What is being asked
No pictures go into the copy. Write out exactly the lines below from the one containing "Reproduce this chart with Apache ECharts." through the one containing "const xTicks = [-0.6,-0.4,-0.2,0.0,0.2,0.4,0.6];".

Entries supplied
————————

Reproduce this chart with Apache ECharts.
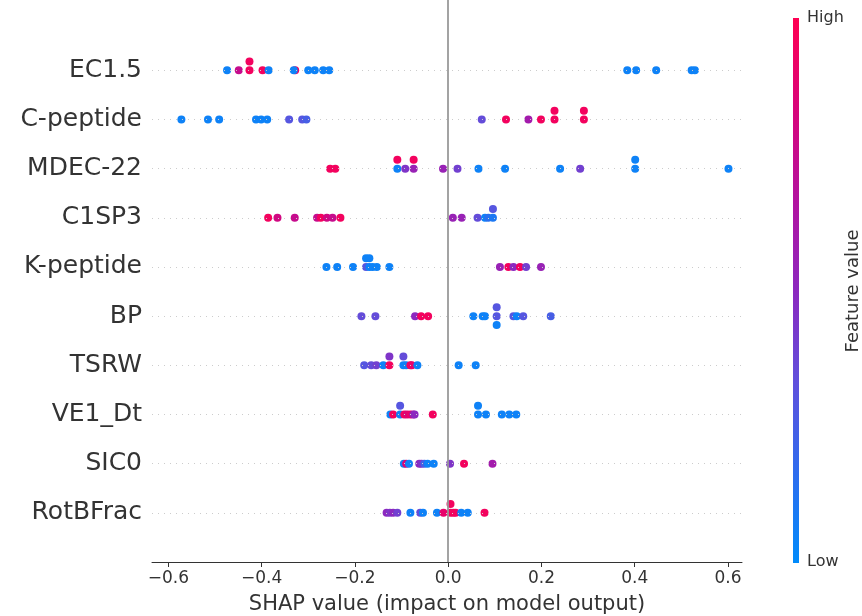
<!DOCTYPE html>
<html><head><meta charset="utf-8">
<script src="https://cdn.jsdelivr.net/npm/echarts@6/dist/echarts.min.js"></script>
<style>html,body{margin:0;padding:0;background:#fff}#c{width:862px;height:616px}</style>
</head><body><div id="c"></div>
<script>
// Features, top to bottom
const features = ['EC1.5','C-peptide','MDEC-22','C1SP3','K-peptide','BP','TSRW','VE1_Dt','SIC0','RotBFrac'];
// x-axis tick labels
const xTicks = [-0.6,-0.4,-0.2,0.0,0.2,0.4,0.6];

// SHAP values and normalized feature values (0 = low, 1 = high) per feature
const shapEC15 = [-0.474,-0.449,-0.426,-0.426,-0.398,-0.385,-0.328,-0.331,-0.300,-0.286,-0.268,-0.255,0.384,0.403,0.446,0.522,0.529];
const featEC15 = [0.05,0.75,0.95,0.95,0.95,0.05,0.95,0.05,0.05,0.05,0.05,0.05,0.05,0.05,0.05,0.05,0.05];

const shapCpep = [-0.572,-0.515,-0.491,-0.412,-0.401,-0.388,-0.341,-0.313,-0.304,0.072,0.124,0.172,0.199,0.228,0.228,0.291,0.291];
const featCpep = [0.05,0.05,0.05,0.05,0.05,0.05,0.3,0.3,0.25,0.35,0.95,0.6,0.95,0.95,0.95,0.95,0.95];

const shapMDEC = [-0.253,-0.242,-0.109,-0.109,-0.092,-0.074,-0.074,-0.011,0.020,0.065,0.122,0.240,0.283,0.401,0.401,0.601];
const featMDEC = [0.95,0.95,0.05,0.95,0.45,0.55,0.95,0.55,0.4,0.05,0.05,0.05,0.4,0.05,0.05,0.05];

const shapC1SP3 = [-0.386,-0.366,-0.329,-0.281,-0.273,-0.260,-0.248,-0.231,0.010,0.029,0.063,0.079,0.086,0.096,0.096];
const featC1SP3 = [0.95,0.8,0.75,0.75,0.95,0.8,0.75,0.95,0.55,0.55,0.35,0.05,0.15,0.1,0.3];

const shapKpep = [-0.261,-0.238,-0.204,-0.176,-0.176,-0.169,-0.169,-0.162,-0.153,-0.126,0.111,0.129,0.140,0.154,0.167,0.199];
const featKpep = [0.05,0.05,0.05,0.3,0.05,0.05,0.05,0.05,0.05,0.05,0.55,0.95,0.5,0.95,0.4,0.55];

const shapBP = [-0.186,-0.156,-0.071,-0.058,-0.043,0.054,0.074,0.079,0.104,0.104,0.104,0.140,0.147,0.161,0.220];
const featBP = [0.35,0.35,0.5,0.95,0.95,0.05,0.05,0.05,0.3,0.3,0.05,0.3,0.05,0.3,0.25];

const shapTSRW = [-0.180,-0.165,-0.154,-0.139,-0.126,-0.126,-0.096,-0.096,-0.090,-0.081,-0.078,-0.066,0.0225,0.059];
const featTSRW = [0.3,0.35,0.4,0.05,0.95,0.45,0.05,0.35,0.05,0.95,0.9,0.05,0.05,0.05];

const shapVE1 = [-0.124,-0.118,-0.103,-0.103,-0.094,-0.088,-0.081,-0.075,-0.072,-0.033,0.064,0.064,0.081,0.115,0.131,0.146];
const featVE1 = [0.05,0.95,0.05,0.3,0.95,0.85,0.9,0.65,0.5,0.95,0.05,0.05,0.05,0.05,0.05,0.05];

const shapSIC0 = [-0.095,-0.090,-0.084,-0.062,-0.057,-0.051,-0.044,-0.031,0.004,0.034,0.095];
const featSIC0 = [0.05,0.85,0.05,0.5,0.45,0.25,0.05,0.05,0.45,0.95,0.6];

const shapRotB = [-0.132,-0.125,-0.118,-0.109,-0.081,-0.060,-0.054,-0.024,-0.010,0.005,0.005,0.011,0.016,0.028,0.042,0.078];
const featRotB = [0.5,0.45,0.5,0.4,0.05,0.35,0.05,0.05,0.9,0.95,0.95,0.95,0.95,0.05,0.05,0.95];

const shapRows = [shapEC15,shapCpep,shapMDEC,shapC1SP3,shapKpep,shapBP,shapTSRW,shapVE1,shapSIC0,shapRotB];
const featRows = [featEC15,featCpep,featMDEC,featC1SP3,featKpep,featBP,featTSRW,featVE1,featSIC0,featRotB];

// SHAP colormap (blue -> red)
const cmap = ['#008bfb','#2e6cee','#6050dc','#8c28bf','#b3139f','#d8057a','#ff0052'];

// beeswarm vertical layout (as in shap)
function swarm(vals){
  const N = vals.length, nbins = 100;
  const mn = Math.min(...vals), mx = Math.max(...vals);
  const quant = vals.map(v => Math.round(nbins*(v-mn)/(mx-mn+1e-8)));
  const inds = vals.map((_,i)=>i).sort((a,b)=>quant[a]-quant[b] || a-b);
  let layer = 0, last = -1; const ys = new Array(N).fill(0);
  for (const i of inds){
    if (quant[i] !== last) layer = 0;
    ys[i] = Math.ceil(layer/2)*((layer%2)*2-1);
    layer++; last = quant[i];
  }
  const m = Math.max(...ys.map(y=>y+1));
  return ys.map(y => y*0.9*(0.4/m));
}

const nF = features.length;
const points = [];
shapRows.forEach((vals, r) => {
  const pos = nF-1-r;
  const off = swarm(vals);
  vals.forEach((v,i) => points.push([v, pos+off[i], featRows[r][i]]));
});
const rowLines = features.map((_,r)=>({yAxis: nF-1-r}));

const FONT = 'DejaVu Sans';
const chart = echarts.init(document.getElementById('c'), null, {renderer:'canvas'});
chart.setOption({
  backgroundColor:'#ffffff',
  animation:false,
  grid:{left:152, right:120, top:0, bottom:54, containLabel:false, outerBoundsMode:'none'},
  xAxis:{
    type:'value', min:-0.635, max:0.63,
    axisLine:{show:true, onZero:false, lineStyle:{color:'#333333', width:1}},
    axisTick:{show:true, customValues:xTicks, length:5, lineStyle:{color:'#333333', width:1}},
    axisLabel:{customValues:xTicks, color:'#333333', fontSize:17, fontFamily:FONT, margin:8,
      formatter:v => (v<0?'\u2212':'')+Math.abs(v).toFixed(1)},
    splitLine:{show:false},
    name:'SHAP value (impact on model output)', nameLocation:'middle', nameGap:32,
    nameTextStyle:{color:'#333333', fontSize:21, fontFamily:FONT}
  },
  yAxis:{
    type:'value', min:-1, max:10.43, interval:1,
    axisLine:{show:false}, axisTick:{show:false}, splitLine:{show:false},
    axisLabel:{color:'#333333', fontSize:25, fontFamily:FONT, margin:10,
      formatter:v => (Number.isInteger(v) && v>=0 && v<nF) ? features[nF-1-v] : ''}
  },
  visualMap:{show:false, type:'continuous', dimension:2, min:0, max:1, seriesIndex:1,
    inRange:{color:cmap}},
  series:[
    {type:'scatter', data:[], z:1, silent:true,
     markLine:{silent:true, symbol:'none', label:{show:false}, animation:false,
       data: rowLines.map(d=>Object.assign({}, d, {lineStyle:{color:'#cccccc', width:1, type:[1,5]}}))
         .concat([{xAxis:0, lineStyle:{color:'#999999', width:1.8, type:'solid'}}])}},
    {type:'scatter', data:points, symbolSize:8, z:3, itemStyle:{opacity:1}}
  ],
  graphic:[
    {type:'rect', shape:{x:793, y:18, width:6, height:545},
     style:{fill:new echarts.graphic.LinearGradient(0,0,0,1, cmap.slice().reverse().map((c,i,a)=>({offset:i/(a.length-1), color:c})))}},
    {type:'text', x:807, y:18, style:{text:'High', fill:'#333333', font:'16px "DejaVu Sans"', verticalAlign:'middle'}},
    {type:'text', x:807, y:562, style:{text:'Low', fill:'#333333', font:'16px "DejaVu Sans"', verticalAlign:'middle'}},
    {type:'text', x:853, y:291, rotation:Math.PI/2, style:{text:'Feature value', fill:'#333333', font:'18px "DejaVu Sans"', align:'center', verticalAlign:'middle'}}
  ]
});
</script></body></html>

————————

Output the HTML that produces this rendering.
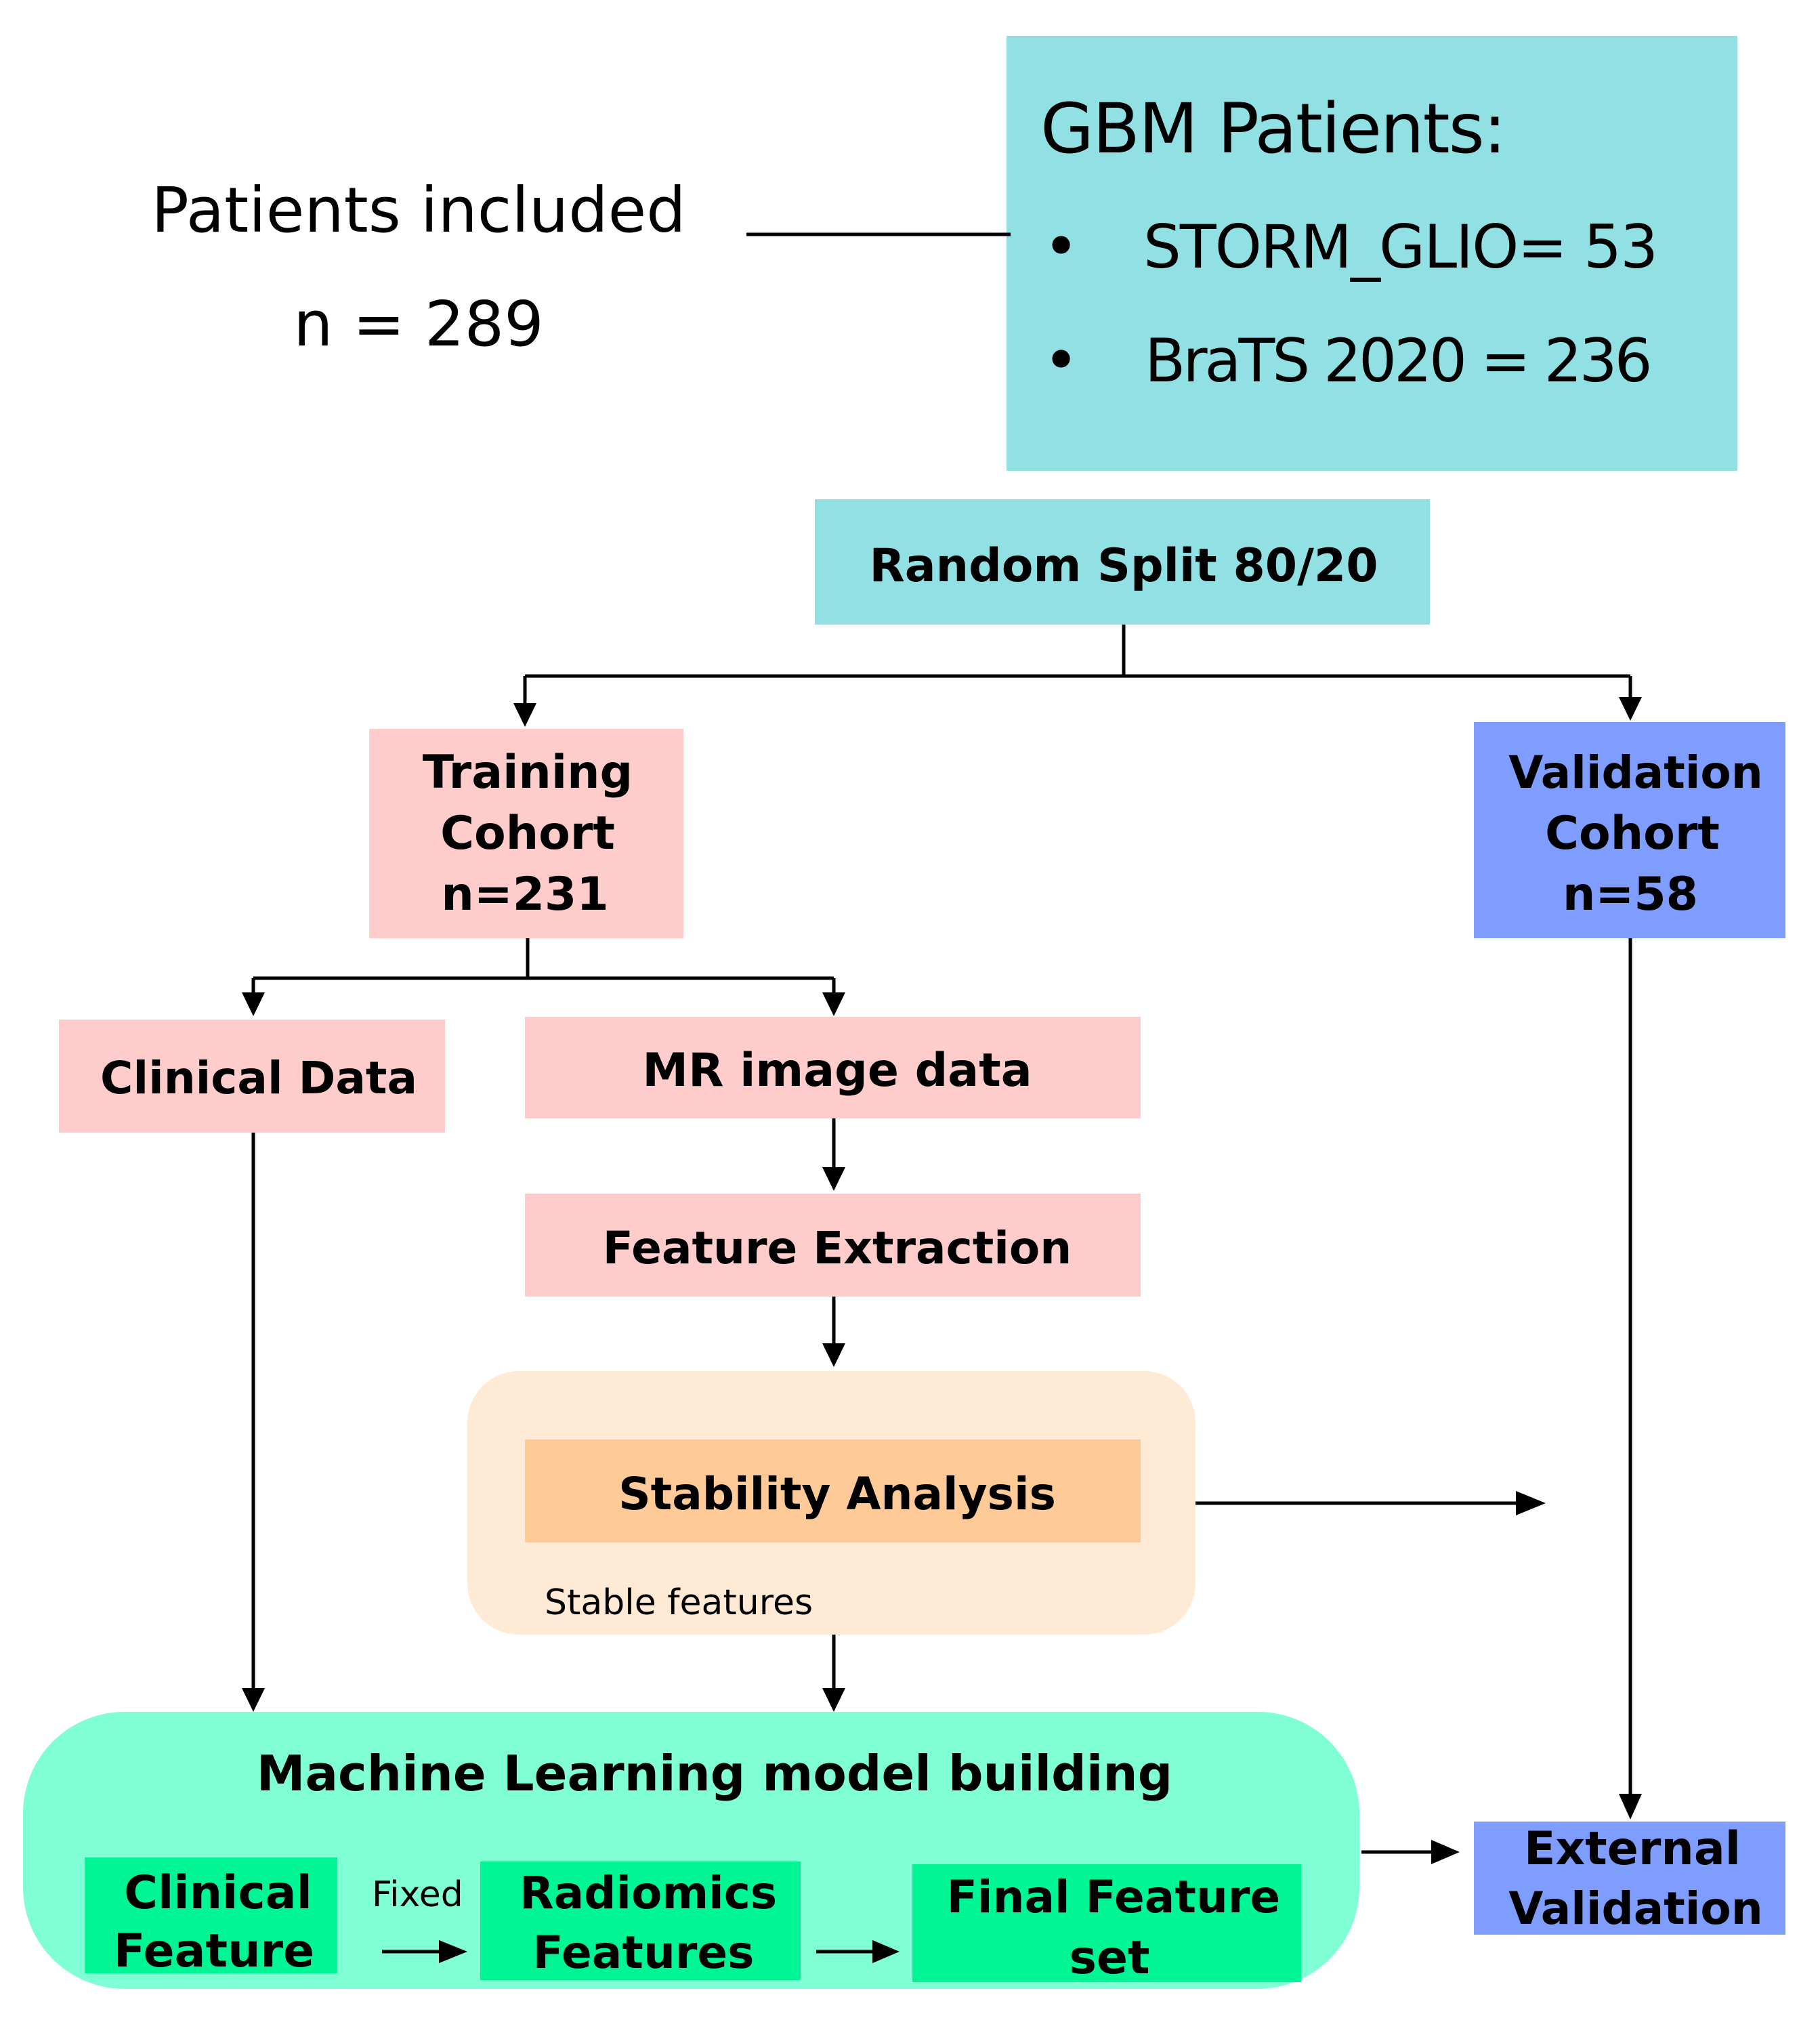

————————

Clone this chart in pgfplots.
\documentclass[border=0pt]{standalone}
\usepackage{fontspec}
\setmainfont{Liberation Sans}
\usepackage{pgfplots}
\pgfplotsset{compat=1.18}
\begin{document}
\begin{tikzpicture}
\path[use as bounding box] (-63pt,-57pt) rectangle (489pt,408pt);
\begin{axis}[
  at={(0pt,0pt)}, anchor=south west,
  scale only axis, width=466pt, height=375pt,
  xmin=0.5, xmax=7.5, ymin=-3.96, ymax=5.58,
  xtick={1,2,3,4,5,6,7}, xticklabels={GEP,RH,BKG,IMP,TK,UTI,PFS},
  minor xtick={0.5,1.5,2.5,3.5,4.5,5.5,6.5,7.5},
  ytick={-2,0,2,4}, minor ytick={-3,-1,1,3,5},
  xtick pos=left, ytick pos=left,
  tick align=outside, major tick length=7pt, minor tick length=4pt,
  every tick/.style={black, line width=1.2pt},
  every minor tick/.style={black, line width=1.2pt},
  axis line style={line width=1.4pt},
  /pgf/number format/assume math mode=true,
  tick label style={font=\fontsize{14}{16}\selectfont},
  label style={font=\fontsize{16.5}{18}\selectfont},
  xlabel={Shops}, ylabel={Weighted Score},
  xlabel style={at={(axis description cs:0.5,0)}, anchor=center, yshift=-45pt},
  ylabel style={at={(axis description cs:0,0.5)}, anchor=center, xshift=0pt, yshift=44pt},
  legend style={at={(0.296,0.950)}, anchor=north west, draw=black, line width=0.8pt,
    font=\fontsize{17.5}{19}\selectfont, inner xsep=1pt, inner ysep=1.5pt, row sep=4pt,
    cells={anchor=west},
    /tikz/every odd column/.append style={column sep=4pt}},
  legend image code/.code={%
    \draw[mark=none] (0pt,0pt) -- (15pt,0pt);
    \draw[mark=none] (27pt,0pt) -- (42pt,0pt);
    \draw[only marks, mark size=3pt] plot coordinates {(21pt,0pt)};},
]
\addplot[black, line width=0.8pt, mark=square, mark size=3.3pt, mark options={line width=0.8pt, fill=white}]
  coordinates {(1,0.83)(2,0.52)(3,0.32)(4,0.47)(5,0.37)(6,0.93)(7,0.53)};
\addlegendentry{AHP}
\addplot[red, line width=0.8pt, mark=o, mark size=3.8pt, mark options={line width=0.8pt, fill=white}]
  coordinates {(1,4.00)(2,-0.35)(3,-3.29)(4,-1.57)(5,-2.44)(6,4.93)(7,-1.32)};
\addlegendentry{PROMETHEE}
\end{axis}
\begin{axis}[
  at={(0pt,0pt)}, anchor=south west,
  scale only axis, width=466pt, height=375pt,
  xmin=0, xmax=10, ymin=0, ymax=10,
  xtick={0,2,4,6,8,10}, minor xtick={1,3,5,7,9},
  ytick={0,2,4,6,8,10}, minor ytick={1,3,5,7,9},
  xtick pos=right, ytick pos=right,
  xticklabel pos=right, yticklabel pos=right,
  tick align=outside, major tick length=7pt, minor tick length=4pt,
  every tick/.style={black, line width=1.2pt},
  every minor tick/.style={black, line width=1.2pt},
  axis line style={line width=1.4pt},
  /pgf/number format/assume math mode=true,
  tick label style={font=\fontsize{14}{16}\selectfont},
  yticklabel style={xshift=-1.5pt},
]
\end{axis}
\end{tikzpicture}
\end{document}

————————

Finished exercise
Reproduce this chart with Apache ECharts.
<!DOCTYPE html>
<html><head><meta charset="utf-8">
<script src="https://cdn.jsdelivr.net/npm/echarts@6/dist/echarts.min.js"></script>
<style>html,body{margin:0;padding:0;background:#fff}#c{width:862px;height:616px}</style>
</head><body><div id="c"></div>
<script>
// Features, top to bottom
const features = ['EC1.5','C-peptide','MDEC-22','C1SP3','K-peptide','BP','TSRW','VE1_Dt','SIC0','RotBFrac'];
// x-axis tick labels
const xTicks = [-0.6,-0.4,-0.2,0.0,0.2,0.4,0.6];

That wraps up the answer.